As any product or service grows in popularity an ecosystem of third party solutions tends to sprout around it. Such is the case with Office 365 and backup products, as software companies both new and old position themselves to fill the gaps they see in the Office 365 data protection story.
It’s a topic that Tony Redmond unpacked in his Windows IT Pro article, “Basic features in Exchange Online undermine case for third-party backups”, and also wrote about it in great detail in Office 365 for Exchange Professionals.
The topic of cloud mailbox backups comes up in most customer engagements when Office 365 is on a company’s roadmap. The idea of going “backup-less” causes some IT managers to squirm in their seats, usually due to:
- unclear data retention requirements for the organization
- lack of operational maturity required to utilise data protection features
- lack of trust in Microsoft or the cloud in general
After all, Microsoft only takes part of the responsibility away from you when you move email to the cloud, looking after the infrastructure for you and making sure that your data is secure and replicated in their datacenters. You are still responsible for pushing the buttons and turning the dials to protect your corporate data in the cloud with the tools Microsoft provides to you.
The first challenge is an overall information management question. Start by asking some questions – what data does your company need to keep, and for how long? You may come up with a few different answers such as:
- All customer correspondence for 5 years
- All financial information for 7 years
- All project documents for 3 years
Expecting your users to properly classify data is, unfortunately, expecting too much. Given the mix of different data classifications that could all co-exist within mailboxes, the safest option is usually to choose the longest retention period, and set that as the overall requirement. In the example above that would be 7 years.

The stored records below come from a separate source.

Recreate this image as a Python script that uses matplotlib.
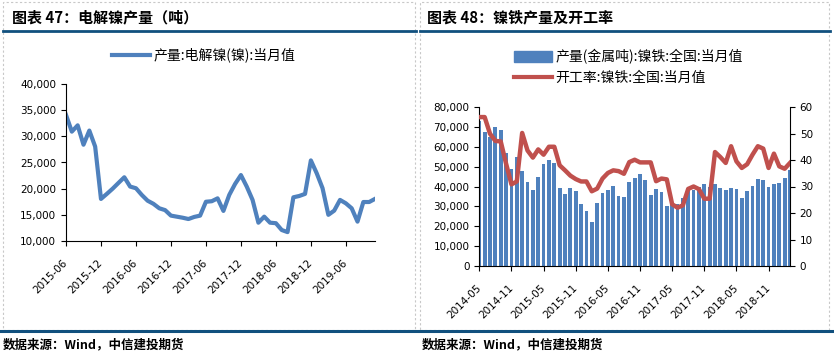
import numpy as np
import matplotlib
matplotlib.use("Agg")
import matplotlib.pyplot as plt
from matplotlib.lines import Line2D
from matplotlib.patches import Rectangle, Patch

plt.rcParams['font.family'] = ['Noto Sans CJK SC', 'DejaVu Sans']

# ---- data: 电解镍产量 (吨), 2015-06 .. 2019-11
ni_months = ['2015-06', '2015-07', '2015-08', '2015-09', '2015-10', '2015-11', '2015-12',
             '2016-01', '2016-02', '2016-03', '2016-04', '2016-05', '2016-06', '2016-07',
             '2016-08', '2016-09', '2016-10', '2016-11', '2016-12',
             '2017-01', '2017-02', '2017-03', '2017-04', '2017-05', '2017-06', '2017-07',
             '2017-08', '2017-09', '2017-10', '2017-11', '2017-12',
             '2018-01', '2018-02', '2018-03', '2018-04', '2018-05', '2018-06', '2018-07',
             '2018-08', '2018-09', '2018-10', '2018-11', '2018-12',
             '2019-01', '2019-02', '2019-03', '2019-04', '2019-05', '2019-06', '2019-07',
             '2019-08', '2019-09', '2019-10', '2019-11']
ni_output = [34100, 30900, 32100, 28400, 31100, 28050, 18040,
             19000, 20000, 21100, 22180, 20400, 20080, 18800, 17700, 17100, 16250, 15900, 14850,
             14650, 14450, 14200, 14600, 14850, 17500, 17600, 18150, 15750, 18800, 20900, 22600,
             20400, 17850, 13500, 14650, 13500, 13400, 12100, 11700, 18350, 18600, 19000, 25400,
             22950, 20100, 15000, 15800, 17850, 17200, 16250, 13700, 17450, 17450, 18050]

# ---- data: 镍铁产量(千金属吨) & 开工率(%), 2014-05 .. 2019-03
fe_months = ['%d-%02d' % (2014 + (4 + i) // 12, (4 + i) % 12 + 1) for i in range(59)]
fe_output = [73.0, 67.3, 65.0, 69.8, 68.3, 56.7, 48.6, 54.7, 47.6, 42.1, 38.4, 45.0, 51.2,
             53.5, 51.7, 39.4, 36.1, 39.4, 37.7, 31.4, 27.5,
             22.3, 31.5, 36.6, 38.2, 40.1, 35.4, 34.7, 42.1, 44.1, 46.1, 43.1, 35.6, 38.6,
             37.1, 30.0, 30.5, 31.0, 34.0, 38.4, 38.2, 40.0,
             41.4, 40.0, 41.4, 39.4, 38.4, 39.4, 38.6, 34.4, 37.9, 40.4, 43.6, 43.1, 39.7,
             41.4, 41.6, 44.1, 48.1]
fe_rate = [56.2, 56.2, 49.9, 47.2, 47.0, 38.6, 30.8, 31.9, 50.2, 43.6, 40.9, 44.0, 42.0,
           45.0, 45.0, 38.0, 36.1, 34.1, 32.8, 31.9, 31.9,
           28.2, 29.2, 33.0, 35.1, 36.1, 35.8, 34.8, 39.2, 40.1, 39.1, 39.1, 39.1, 32.0,
           33.0, 32.7, 23.3, 22.0, 22.9, 29.1, 30.0, 29.0,
           25.4, 25.4, 43.0, 41.1, 38.9, 45.2, 39.5, 37.0, 38.4, 42.0, 45.2, 44.3, 37.0,
           42.4, 37.6, 36.7, 38.9]

blue = '#4F81BD'
red = '#C0504D'
navy = '#11507E'
W, H = 834, 355

fig = plt.figure(figsize=(W / 100, H / 100), dpi=100)


def fx(px):
    return px / W


def fy(py):
    return 1 - py / H


def hline(x0, x1, y, **kw):
    fig.add_artist(Line2D([fx(x0), fx(x1)], [fy(y), fy(y)], transform=fig.transFigure, **kw))


# panel frames, rules, titles, source notes
for x0, x1 in [(3, 415), (420, 829)]:
    fig.add_artist(Rectangle((fx(x0), fy(330)), fx(x1) - fx(x0), fy(2) - fy(330),
                             transform=fig.transFigure, fill=False, ec='#C8C8C8',
                             lw=0.8, ls=(0, (2, 2))))
hline(3, 416, 31, color=navy, lw=2)
hline(420, 830, 31, color=navy, lw=2)
hline(0, 417, 330.5, color=navy, lw=2.2)
hline(420, 834, 330.5, color=navy, lw=2.2)

fig.text(fx(12), fy(17), '图表 47：电解镍产量（吨）', fontsize=10.8, fontweight='bold',
         va='center', ha='left')
fig.text(fx(427), fy(17), '图表 48：镍铁产量及开工率', fontsize=10.8, fontweight='bold',
         va='center', ha='left')
fig.text(fx(3), fy(345), '数据来源：Wind，中信建投期货', fontsize=9, fontweight='bold',
         va='center', ha='left')
fig.text(fx(422), fy(345), '数据来源：Wind，中信建投期货', fontsize=9, fontweight='bold',
         va='center', ha='left')


def style_ticks(ax):
    ax.tick_params(direction='out', length=3.5, width=0.8, labelsize=7.5, colors='black')
    for lab in ax.get_xticklabels() + ax.get_yticklabels():
        lab.set_fontfamily('DejaVu Sans')


# ---- left chart
ax1 = fig.add_axes([fx(66), fy(241), fx(375) - fx(66), fy(84) - fy(241)])
x1 = np.arange(len(ni_months))
ax1.plot(x1, ni_output, color=blue, lw=3, solid_joinstyle='round',
         label='产量:电解镍(镍):当月值')
ax1.set_xlim(0, len(ni_months) - 1)
ax1.set_ylim(10000, 40000)
ax1.set_yticks(np.arange(10000, 40001, 5000))
ax1.set_yticklabels(['{:,}'.format(v) for v in range(10000, 40001, 5000)])
ax1.set_xticks(x1[::6])
ax1.set_xticklabels(ni_months[::6], rotation=45, ha='right', va='center',
                    rotation_mode='anchor')
ax1.tick_params(axis='x', pad=11)
for s in ['top', 'right']:
    ax1.spines[s].set_visible(False)
for s in ['left', 'bottom']:
    ax1.spines[s].set_linewidth(0.8)
style_ticks(ax1)
fig.legend(handles=ax1.get_lines(), loc='center', bbox_to_anchor=(fx(204), fy(55)),
           frameon=False, fontsize=10, handlelength=2.7, handletextpad=0.3,
           borderpad=0, borderaxespad=0)

# ---- right chart
ax2 = fig.add_axes([fx(479.3), fy(266), fx(790) - fx(479.3), fy(107) - fy(266)])
x2 = np.arange(len(fe_months))
ax2.bar(x2, np.array(fe_output) * 1000, width=0.7, color=blue, zorder=2)
ax2.set_xlim(0, len(fe_months) - 1)
ax2.set_ylim(0, 80000)
ax2.set_yticks(np.arange(0, 80001, 10000))
ax2.set_yticklabels(['{:,}'.format(v) for v in range(0, 80001, 10000)])
ax2.set_xticks(x2[::6][:10])
ax2.set_xticklabels(fe_months[::6][:10], rotation=45, ha='right', va='center',
                    rotation_mode='anchor')
ax2.tick_params(axis='x', pad=11)
ax2.spines['top'].set_visible(False)
ax2.spines['right'].set_visible(False)
style_ticks(ax2)

ax3 = ax2.twinx()
ax3.plot(x2, fe_rate, color=red, lw=3.2, solid_joinstyle='round', zorder=3)
ax3.set_ylim(0, 60)
ax3.set_yticks(np.arange(0, 61, 10))
ax3.spines['top'].set_visible(False)
ax3.spines['left'].set_visible(False)
ax3.spines['bottom'].set_visible(False)
ax3.spines['right'].set_linewidth(0.8)
style_ticks(ax3)
for s in ['left', 'bottom']:
    ax2.spines[s].set_linewidth(0.8)

handles = [Patch(color=blue), Line2D([], [], color=red, lw=3)]
fig.legend(handles, ['产量(金属吨):镍铁:全国:当月值', '开工率:镍铁:全国:当月值'],
           loc='upper left', bbox_to_anchor=(fx(514), fy(49)), frameon=False,
           fontsize=10, handlelength=2.7, handleheight=0.85, handletextpad=0.3,
           labelspacing=0.5, borderpad=0, borderaxespad=0)

fig.savefig('out.png', dpi=100)
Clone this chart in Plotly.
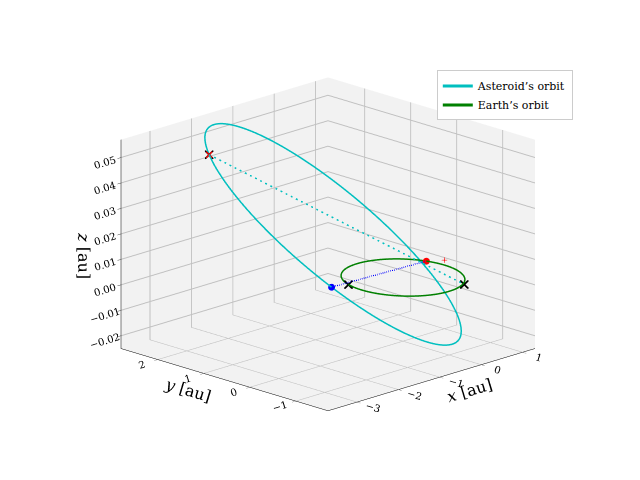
import numpy as np
import plotly.graph_objects as go

# asteroid orbit: centre and semi-axis vectors (au)
ast_center = [-0.8, 0.8, 0.0165]
ast_u = [-1.36, 1.56, 0.037]
ast_v = [1.35, 1.1, 0.007]
earth_radius = 1.0

# marked points: asteroid positions as orbit angles, others (x, y, z)
blue_theta = -1.6
top_theta = -0.3
red_dot = [0.94, 0.34, 0.0]
red_plus = [1.0, 0.0, 0.002]
black_x_left = [-0.94, 0.34, 0.0]
black_x_right = [0.77, -0.64, -0.003]

t = np.linspace(0, 2 * np.pi, 300)
c, u, v = map(np.array, (ast_center, ast_u, ast_v))
ast = c[:, None] + u[:, None] * np.cos(t) + v[:, None] * np.sin(t)
blue_dot = c + u * np.cos(blue_theta) + v * np.sin(blue_theta)
black_x_top = c + u * np.cos(top_theta) + v * np.sin(top_theta)

fig = go.Figure()
fig.add_trace(go.Scatter3d(x=ast[0], y=ast[1], z=ast[2], mode="lines",
                           line=dict(color="#00bfbf", width=3), name="Asteroid’s orbit"))
fig.add_trace(go.Scatter3d(x=earth_radius * np.cos(t), y=earth_radius * np.sin(t), z=0 * t,
                           mode="lines", line=dict(color="green", width=3), name="Earth’s orbit"))


def seg(a, b, col):
    fig.add_trace(go.Scatter3d(x=[a[0], b[0]], y=[a[1], b[1]], z=[a[2], b[2]], mode="lines",
                               line=dict(color=col, width=3, dash="dash"), showlegend=False))


def pt(p, col, sym, size):
    fig.add_trace(go.Scatter3d(x=[p[0]], y=[p[1]], z=[p[2]], mode="markers",
                               marker=dict(color=col, symbol=sym, size=size, line=dict(width=0)),
                               showlegend=False))


seg(blue_dot, red_dot, "blue")
seg(black_x_top, black_x_right, "#00bfbf")
pt(blue_dot, "blue", "circle", 4)
pt(red_dot, "red", "circle", 4)
pt(red_plus, "red", "cross", 3)
pt(black_x_left, "black", "x", 2)
pt(black_x_right, "black", "x", 2)
pt(black_x_top, "black", "x", 2)
pt(black_x_top, "red", "x", 1.5)

ax = dict(showbackground=True, backgroundcolor="#f2f2f2", gridcolor="#c0c0c0",
          zeroline=False, showline=True, linecolor="black", ticks="outside",
          tickfont=dict(size=11, family="DejaVu Serif"), showspikes=False)
fig.update_layout(
    width=640, height=480, paper_bgcolor="white",
    font=dict(family="DejaVu Serif", color="black"),
    margin=dict(l=0, r=0, t=0, b=0),
    scene=dict(
        xaxis=dict(ax, title=dict(text="<i>x</i> [au]", font=dict(size=16)), range=[-3.7, 1.3],
                   tickvals=[-3, -2, -1, 0, 1], ticktext=["−3", "−2", "−1", "0", "1"]),
        yaxis=dict(ax, title=dict(text="<i>y</i> [au]", font=dict(size=16)), range=[-1.7, 2.8],
                   tickvals=[-1, 0, 1, 2], ticktext=["−1", "0", "1", "2"]),
        zaxis=dict(ax, title=dict(text="<i>z</i> [au]", font=dict(size=16)), range=[-0.025, 0.057],
                   tickvals=[-0.02, -0.01, 0, 0.01, 0.02, 0.03, 0.04, 0.05],
                   ticktext=["−0.02", "−0.01", "0.00", "0.01", "0.02", "0.03", "0.04", "0.05"]),
        aspectmode="manual", aspectratio=dict(x=1.27, y=1.27, z=0.95),
        camera=dict(eye=dict(x=-1.3, y=-1.3, z=0.56), center=dict(x=0, y=0, z=-0.02),
                    projection=dict(type="orthographic")),
        domain=dict(x=[0.02, 0.98], y=[0.02, 0.98]),
    ),
    legend=dict(x=0.67, y=0.87, bgcolor="white", bordercolor="#cccccc", borderwidth=1,
                font=dict(size=11)),
)
fig.write_html("out.html")
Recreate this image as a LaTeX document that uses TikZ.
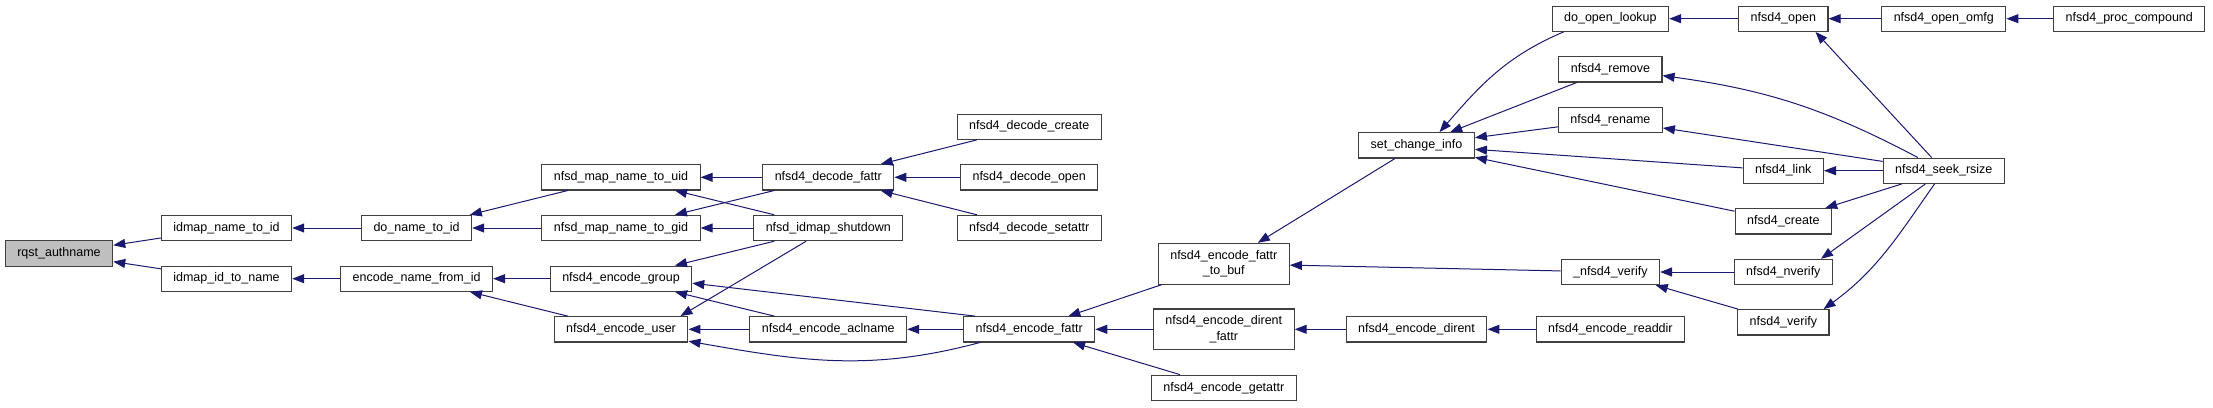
\documentclass[tikz,border=0pt]{standalone}
\usepackage{fontspec}
\setmainfont{Liberation Sans}
\definecolor{edgeblue}{RGB}{25,25,112}
\definecolor{boxgray}{RGB}{191,191,191}
\definecolor{boxline}{RGB}{64,64,64}
\usetikzlibrary{arrows.meta}

\begin{document}
\begin{tikzpicture}[x=1pt, y=1pt,
    fnbase/.style={draw=boxline, line width=1.1pt, fill=white, inner xsep=12pt, inner ysep=2pt,
        font=\fontsize{12.5}{15.5}\selectfont},
    fn/.style={fnbase, minimum height=25.3pt, text height=9pt, text depth=2.6pt},
    fntwo/.style={fnbase, align=center, minimum height=40.7pt},
    call/.style={draw=edgeblue, line width=1pt, -{Triangle[length=12pt,width=9pt]}}]
    \useasboundingbox (0,0) rectangle (2213,-407);
    % function boxes, one column per rank
    \node[fn, fill=boxgray] (rqst) at (59,-253.5) {rqst\_authname};
    \node[fn] (idn2i) at (226.5,-228) {idmap\_name\_to\_id};
    \node[fn] (idi2n) at (226.5,-278.7) {idmap\_id\_to\_name};
    \node[fn] (don2i) at (416.6,-228) {do\_name\_to\_id};
    \node[fn] (encnfi) at (416.6,-278.7) {encode\_name\_from\_id};
    \node[fn] (mapuid) at (621,-177.3) {nfsd\_map\_name\_to\_uid};
    \node[fn] (mapgid) at (621,-228) {nfsd\_map\_name\_to\_gid};
    \node[fn] (encgrp) at (621,-278.7) {nfsd4\_encode\_group};
    \node[fn] (encusr) at (621,-329.3) {nfsd4\_encode\_user};
    \node[fn] (decfattr) at (828.3,-177.3) {nfsd4\_decode\_fattr};
    \node[fn] (shutdown) at (828.3,-228) {nfsd\_idmap\_shutdown};
    \node[fn] (aclname) at (828.3,-329.3) {nfsd4\_encode\_aclname};
    \node[fn] (deccreate) at (1029.2,-126.7) {nfsd4\_decode\_create};
    \node[fn] (decopen) at (1029.2,-177.3) {nfsd4\_decode\_open};
    \node[fn] (decsetattr) at (1029.2,-228) {nfsd4\_decode\_setattr};
    \node[fn] (encfattr) at (1029.2,-329.3) {nfsd4\_encode\_fattr};
    \node[fntwo] (tobuf) at (1223.8,-263.7) {nfsd4\_encode\_fattr\\\_to\_buf};
    \node[fntwo] (direntfattr) at (1223.8,-329.3) {nfsd4\_encode\_dirent\\\_fattr};
    \node[fn] (getattr) at (1223.8,-387.8) {nfsd4\_encode\_getattr};
    \node[fn] (chginfo) at (1416.5,-145.3) {set\_change\_info};
    \node[fn] (dirent) at (1416.5,-329.3) {nfsd4\_encode\_dirent};
    \node[fn] (openlookup) at (1610.4,-18.7) {do\_open\_lookup};
    \node[fn] (remove) at (1610.4,-69.3) {nfsd4\_remove};
    \node[fn] (rename) at (1610.4,-120) {nfsd4\_rename};
    \node[fn] (uverify) at (1610.4,-272) {\_nfsd4\_verify};
    \node[fn] (readdir) at (1610.4,-329.3) {nfsd4\_encode\_readdir};
    \node[fn] (open) at (1783.3,-18.7) {nfsd4\_open};
    \node[fn] (link) at (1783.3,-170.7) {nfsd4\_link};
    \node[fn] (create) at (1783.3,-221.3) {nfsd4\_create};
    \node[fn] (nverify) at (1783.3,-272) {nfsd4\_nverify};
    \node[fn] (verify) at (1783.3,-322.3) {nfsd4\_verify};
    \node[fn] (omfg) at (1943.8,-18.7) {nfsd4\_open\_omfg};
    \node[fn] (seek) at (1943.8,-170.7) {nfsd4\_seek\_rsize};
    \node[fn] (compound) at (2129.3,-18.7) {nfsd4\_proc\_compound};
    % calls, caller -> callee
    \draw[call] (idn2i) -- (rqst);
    \draw[call] (idi2n) -- (rqst);
    \draw[call] (don2i) -- (idn2i);
    \draw[call] (encnfi) -- (idi2n);
    \draw[call] (mapuid) -- (don2i);
    \draw[call] (mapgid) -- (don2i);
    \draw[call] (encgrp) -- (encnfi);
    \draw[call] (encusr) -- (encnfi);
    \draw[call] (decfattr) -- (mapuid);
    \draw[call] (shutdown) -- (mapuid);
    \draw[call] (decfattr) -- (mapgid);
    \draw[call] (shutdown) -- (mapgid);
    \draw[call] (shutdown) -- (encgrp);
    \draw[call] (aclname) -- (encgrp);
    \draw[call] ([xshift=12pt]encfattr.north west) -- ([yshift=-4.5pt]encgrp.east);
    \draw[call] (shutdown) -- ([xshift=-8pt]encusr.north east);
    \draw[call] (aclname) -- (encusr);
    \draw[call] (encfattr) to[out=195,in=-10] (encusr);
    \draw[call] (deccreate) -- (decfattr);
    \draw[call] (decopen) -- (decfattr);
    \draw[call] (decsetattr) -- (decfattr);
    \draw[call] (encfattr) -- (aclname);
    \draw[call] (tobuf) -- (encfattr);
    \draw[call] (direntfattr) -- (encfattr);
    \draw[call] (getattr) -- (encfattr);
    \draw[call] (chginfo) -- (tobuf);
    \draw[call] (uverify) -- (tobuf);
    \draw[call] (dirent) -- (direntfattr);
    \draw[call] (readdir) -- (dirent);
    \draw[call] ([xshift=12pt]openlookup.south west) to[out=203,in=49] ([xshift=23pt]chginfo.north);
    \draw[call] (remove) -- (chginfo);
    \draw[call] (rename) -- (chginfo);
    \draw[call] (link) -- (chginfo);
    \draw[call] (create) -- (chginfo);
    \draw[call] (nverify) -- (uverify);
    \draw[call] (verify) -- (uverify);
    \draw[call] (open) -- (openlookup);
    \draw[call] (omfg) -- (open);
    \draw[call] (compound) -- (omfg);
    \draw[call] (seek) -- ([xshift=-13pt]open.south east);
    \draw[call] (seek) to[bend right=10] (remove);
    \draw[call] (seek) -- (rename);
    \draw[call] (seek) -- (link);
    \draw[call] (seek) -- (create);
    \draw[call] (seek) -- ([xshift=-12pt]nverify.north east);
    \draw[call] (seek) to[out=-125,in=36] ([xshift=-6pt]verify.north east);
\end{tikzpicture}
\end{document}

Next, examine your operational processes and your Exchange configuration. Do you currently meet those retention requirements? Frankly, a lot of on-premises deployments don’t. Apart from nightly backups and some long term backup tape storage there’s often no specific measures in place to ensure the retention of data for the required duration. However, on-premises Exchange can be configured with archiving and retention policies to preserve data to meet your requirements. So if you can work out a satisfactory archiving and retention policy on-premises, then you can transplant those configurations to Exchange Online as well.
Finally, the trust issues. This one may be more difficult to gauge. If your trust issues are based on not knowing whether Office 365 meets your technical and business requirements, then you can address that with a thorough evaluation against your set of acceptance criteria. On the other hand, if your trust issues are more of a “gut feel”, then I can’t help you there. Office 365 has a solid track record so far, but I know some people want to see that track record last a little longer first before they’re willing to consider it. Feel free to put any cloud adoption on hold until next year, if that’s what you need to do.
Or, do what some vendors would like you to do, and plug that trust gap with a third party solution. Consider that many on-premises deployments make use of third party systems to meet their data retention requirements already, whether that is with a tightly managed traditional backup solution, a journaling solution, an archiving solution, or some combination of all three. Why not take the same approach to data retention for your Office 365 mailboxes?
It may be as a straight-forward as that, if the vendor you’re already using has a cloud-based solution you can start using, although even the simplest implementation is riddled with complexity. Otherwise you’ll need to go through the usual evaluation and implementation process that any new system implementation entails, which is challenging but not impossible.
The simplest solution may be to use journaling for Office 365 email. This can be configured with journal rules in Exchange Online, sending a copy of every email sent and received in your tenant to a cloud archiving system, with the only caveat being that you can’t send the journal messages to an Office 365 mailbox. You can however send the journal messages to an SMTP address hosted by the vendor that has sold you the cloud archiving service.
While it may be relatively easy to turn journaling on for new email, you’ve still got to solve the problem of what to do with all your existing email in mailboxes, or in on-premises archiving systems. Ingesting all of that current data into a cloud archive over a network connection will be very costly and time consuming. Naturally, the cloud archive provider is also going to charge you a fee for the storage you will consume in the process.
Office 365 backup providers would be happy to help you solve that problem as well. These products (or services, if you prefer) usually leverage Exchange Web Services (EWS) to access mailbox contents and extract it for backup purposes. EWS is normally used as a client and application access protocol, not necessarily a bulk data extract protocol, although it is being used with great success by Office 365 migration products today.
With both journaling and backup cloud providers there are still roadblocks. Is the data retained in a way that meets your organizations security or regulatory requirements? Is it stored in an appropriate jurisdiction? Will it meet your long term retention requirements? Is it protected from accidental deletion, or data loss from hardware failure? These are questions that you’ve probably already answered for your on-premises solutions, and will need to answer again as you transition to the cloud.